Household Fusion is the latest addition to Quad’s broader portfolio of data-driven postal optimization solutions, and customers should focus on using every tool they can, Henke told conference attendees.
“What we’re doing is offering ways to gather more data to help offset these recurring postal price increases, so you can produce better marketing,” Henke said. “While we don’t have a single solution that can save you 60%, what we do have are incremental solutions that together can help save you a lot of money. And we know we have to keep innovating.”
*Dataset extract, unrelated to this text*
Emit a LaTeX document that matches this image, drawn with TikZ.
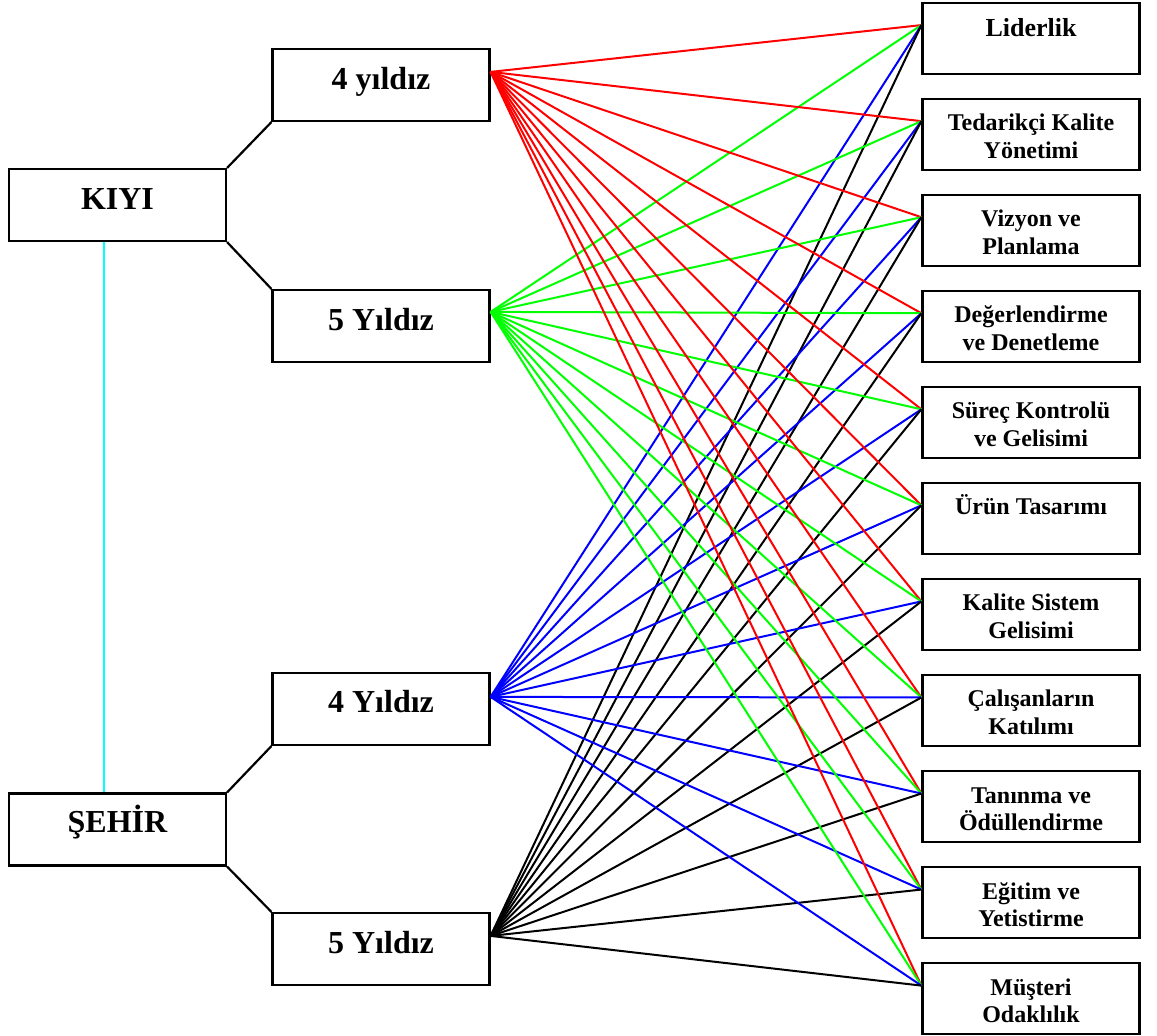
\documentclass[tikz,border=0pt]{standalone}
\usepackage{fontspec}
\setmainfont{Liberation Serif}
\usetikzlibrary{calc}
\begin{document}
\begin{tikzpicture}[x=1pt,y=-1pt,
  box/.style={draw, line width=2.2pt, fill=white, inner sep=0pt,
              minimum width=217pt, minimum height=72pt},
  rbox/.style={box, minimum height=71pt},
  big/.style={anchor=base, inner sep=0pt, font=\fontsize{32}{36}\selectfont\bfseries},
  mid/.style={anchor=base, inner sep=0pt, font=\fontsize{26}{30}\selectfont\bfseries},
  small/.style={anchor=base, inner sep=0pt, font=\fontsize{24}{28}\selectfont\bfseries},
  tie/.style={line width=2.2pt, black},
  link/.style={line width=2pt}]
\useasboundingbox (0,0) rectangle (1157,1036);

% colours of the four fans
\definecolor{fanred}{RGB}{255,0,0}
\definecolor{fangreen}{RGB}{0,255,0}
\definecolor{fanblue}{RGB}{0,0,255}
\definecolor{linkcyan}{RGB}{0,255,255}

% left column
\node[box] (kiyi)  at (117.5,205)   {};
\node[box] (sehir) at (117.5,829.5) {};

% middle column
\node[box] (m1) at (381,85)  {};
\node[box] (m2) at (381,326) {};
\node[box] (m3) at (381,709) {};
\node[box] (m4) at (381,949) {};

% right column
\foreach \i in {0,...,10}{
  \node[rbox] (r\i) at (1031,{38.2+96.05*\i}) {};
  \coordinate (ri\i) at ($(r\i.north west)+(0,23.5)$);
}

% fan start points
\coordinate (o1) at ($(m1.north east)+(0,24)$);
\coordinate (o2) at ($(m2.north east)+(0,23)$);
\coordinate (o3) at ($(m3.north east)+(0,25)$);
\coordinate (o4) at ($(m4.north east)+(0,24)$);

% tree connectors
\draw[tie] (kiyi.north east) -- (m1.south west);
\draw[tie] (kiyi.south east) -- (m2.north west);
\draw[tie] (sehir.north east) -- (m3.south west);
\draw[tie] (sehir.south east) -- (m4.north west);
\coordinate (c1) at ($(kiyi.south west)+(96,0)$);
\coordinate (c2) at ($(sehir.north west)+(96,0)$);
\draw[line width=2pt, linkcyan] (c1) -- (c2);

% fans
\foreach \i in {0,...,10}{
  \draw[link, fanred]   (o1) -- (ri\i);
  \draw[link, fangreen] (o2) -- (ri\i);
  \draw[link, fanblue]  (o3) -- (ri\i);
  \draw[link, black]    (o4) -- (ri\i);
}

% labels, left and middle
\node[big] (tk) at ($(kiyi.north)+(0,41.5)$)  {KIYI};
\node[big] (ts) at ($(sehir.north)+(0,40.5)$) {ŞEHİR};
\node[big] (t1) at ($(m1.north)+(0,41.5)$) {4 yıldız};
\node[big] (t2) at ($(m2.north)+(0,41.5)$) {5 Yıldız};
\node[big] (t3) at ($(m3.north)+(0,40.5)$) {4 Yıldız};
\node[big] (t4) at ($(m4.north)+(0,41.5)$) {5 Yıldız};

% labels, right
\node[mid]   (l0a)  at ($(r0.north)+(0,35)$)   {Liderlik};
\node[small] (l1a)  at ($(r1.north)+(0,33)$)   {Tedarikçi Kalite};
\node[small] (l1b)  at ($(r1.north)+(0,60.5)$) {Yönetimi};
\node[small] (l2a)  at ($(r2.north)+(0,33)$)   {Vizyon ve};
\node[small] (l2b)  at ($(r2.north)+(0,60.5)$) {Planlama};
\node[small] (l3a)  at ($(r3.north)+(0,33)$)   {Değerlendirme};
\node[small] (l3b)  at ($(r3.north)+(0,60.5)$) {ve Denetleme};
\node[small] (l4a)  at ($(r4.north)+(0,33)$)   {Süreç Kontrolü};
\node[small] (l4b)  at ($(r4.north)+(0,60.5)$) {ve Gelisimi};
\node[small] (l5a)  at ($(r5.north)+(0,33)$)   {Ürün Tasarımı};
\node[small] (l6a)  at ($(r6.north)+(0,33)$)   {Kalite Sistem};
\node[small] (l6b)  at ($(r6.north)+(0,60.5)$) {Gelisimi};
\node[small] (l7a)  at ($(r7.north)+(0,33)$)   {Çalışanların};
\node[small] (l7b)  at ($(r7.north)+(0,60.5)$) {Katılımı};
\node[small] (l8a)  at ($(r8.north)+(0,33)$)   {Tanınma ve};
\node[small] (l8b)  at ($(r8.north)+(0,60.5)$) {Ödüllendirme};
\node[small] (l9a)  at ($(r9.north)+(0,33)$)   {Eğitim ve};
\node[small] (l9b)  at ($(r9.north)+(0,60.5)$) {Yetistirme};
\node[small] (l10a) at ($(r10.north)+(0,33)$)   {Müşteri};
\node[small] (l10b) at ($(r10.north)+(0,60.5)$) {Odaklılık};
\end{tikzpicture}
\end{document}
Rallying mailers to educate lawmakers
Quad extended its call to action beyond optimization to ask for help in shaping U.S. Postal Service policy with lawmakers and other leaders in Washington. Commercial mailing alone is a $1.9 trillion industry that supports 7.9 million jobs, Quad CEO, Chairman and President Joel Quadracci told conference attendees. Those setting policy need to hear first-hand of the impact of continued price increases on the ability of businesses to connect with customers and generate growth, he added.
“The Postal Service Board of Governors has to be properly educated on what’s going on,” Quadracci said. “We’re working on that, and we need your help. We may be asking you and your employees to sign onto letters to Congress, because they need to know this is killing a very important part of commerce.”
Quad has been working with U.S. Senators Tammy Baldwin of Wisconsin and Susan Collins of Maine to develop and distribute a letter to other lawmakers, as well as the USPS Board of Governors, highlighting the industry’s concerns.
The big picture for marketers
Adopting new optimization techniques and educating public policymakers are necessary steps, but the real solution for marketers involves leveraging advanced data-processing techniques across the board, as part of an omnichannel strategy, to create more successful marketing campaigns, Quadracci told Quad Postal Conference attendees.
“You have to get more efficient in your marketing spend and make it more responsive across all channels,” he said. “And Quad can help. We understand data, we understand the response rates — and we understand integration of all the channels.”